Importantly, strong recognition of the need for US and EU automotive OEMs and battery manufacturers to have access to local independent supply has led to significant US government agency support for Syrah in delivering its vision and growth strategy, delivering mutual benefit through potential funding opportunities and direct and indirect tax incentives under the US Inflation Reduction Act.
“The extraordinary battery manufacturing capacity buildout in North America and strong market and government support for Syrah’s AAM capacity expansion present significant opportunities for our downstream business. Additionally, the slow pace of anode capacity development in Western regions provides an increasingly positive market position for Syrah as an ex-China AAM supplier,” Askew explained.
This year, Syrah completed a A$98-million equity raising and reached an agreement with long-term Syrah shareholder AustralianSuper to convert certain convertible notes maturing in October into shares.
“Our significant cash reserves and targeted funding for Balama from the US Development Finance Corporation provide significant liquidity to move through near-term volatile conditions in China towards sustainable cash flow operations at Balama, underpinned by increased ex-China natural graphite sales and commercial operations at Vidalia,” Askew said.
He added that the board would carefully consider a possible investment to expand Vidalia’s capacity and that this decision would only be undertaken with an appropriate funding structure and attractive business case.
“Syrah’s deep understanding of the operating environment and stakeholders relevant to the Balama operation in Mozambique has seen strong support, despite challenging market conditions. Our workforce, who are predominantly local, continue to develop well and are supportive of the flexibility that has been required,” Askew said.
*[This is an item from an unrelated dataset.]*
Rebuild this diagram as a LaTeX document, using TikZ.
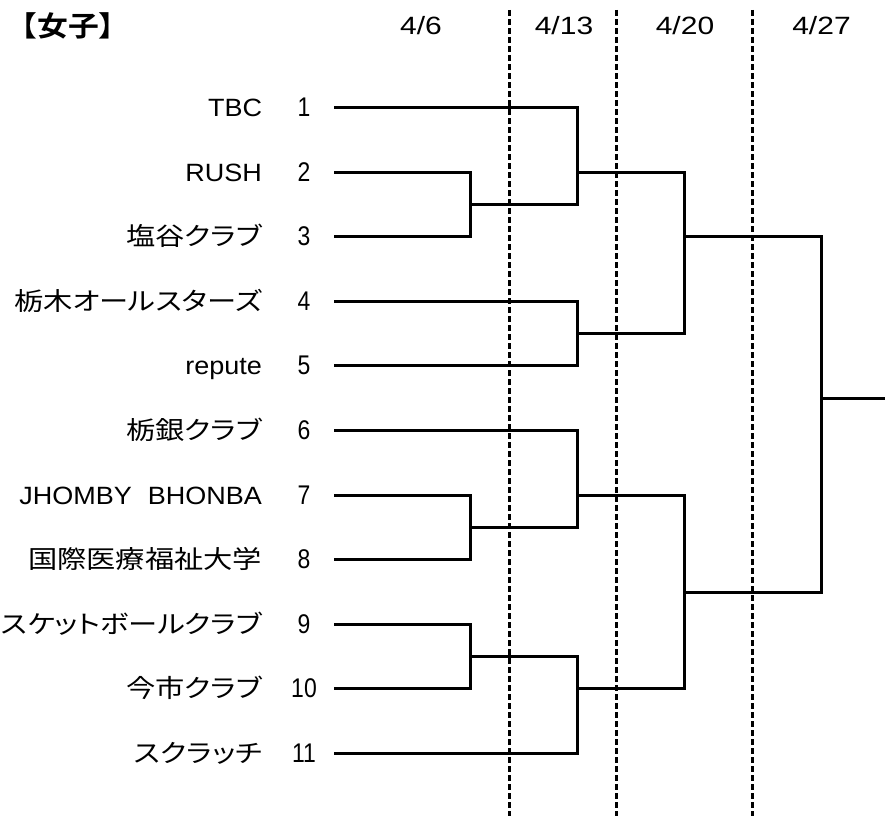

He claimed that the security environment in Cabo Delgado province had been good with no issues affecting the company’s operations. Syrah’s ESG activities were fundamental to the company’s operating strategy for both Balama and Vidalia and had underpinned its activities since the first planning of the Balama mine.
Askew added that Syrah had commitments to local employment and development, with ongoing community projects under the Livelihood Development Programme, sustainable income generation in the district, and alignment to leading practice ESG frameworks.
“The Vidalia production facility and expansion project is providing clear economic benefits to Concordia Parish, in Louisiana, and Syrah is proactively engaging with its community to ensure this project and operations remain well supported,” he said.
Askew said corporate key performance indicators (KPIs) during a challenging year, along with moderate performance against personal KPIs, resulted in a meaningfully lower short-term incentive grant being awarded for 2023 compared with 2022.
Regarding the long-term incentive plan, Askew said that it is designed to align with shareholder value creation, and consequently no long-term incentives were vested at the end of 2023.
In 2020, the board of directors implemented a five-year performance and retention incentive (5YPRI), designed to consider the operational review and restructure in late 2019 and to ensure that selected personnel are remunerated in a manner which encourages high performance in driving shareholder value creation.
As much as 60% of the Year 4 tranche of the 5YPRI vested for key management personnel and 780,000 performance rights under the 5YPRI lapsed at the end of 2023, reflecting the balance of the achievement of Year 4 KPIs, Askew explained.
“Rewarding, motivating, and retaining the executive and senior leadership teams through market competitive remuneration and benefits is critical to support the future success of the company’s businesses, particularly given the unique knowledge and experience required to operate in this specialised market,” he said.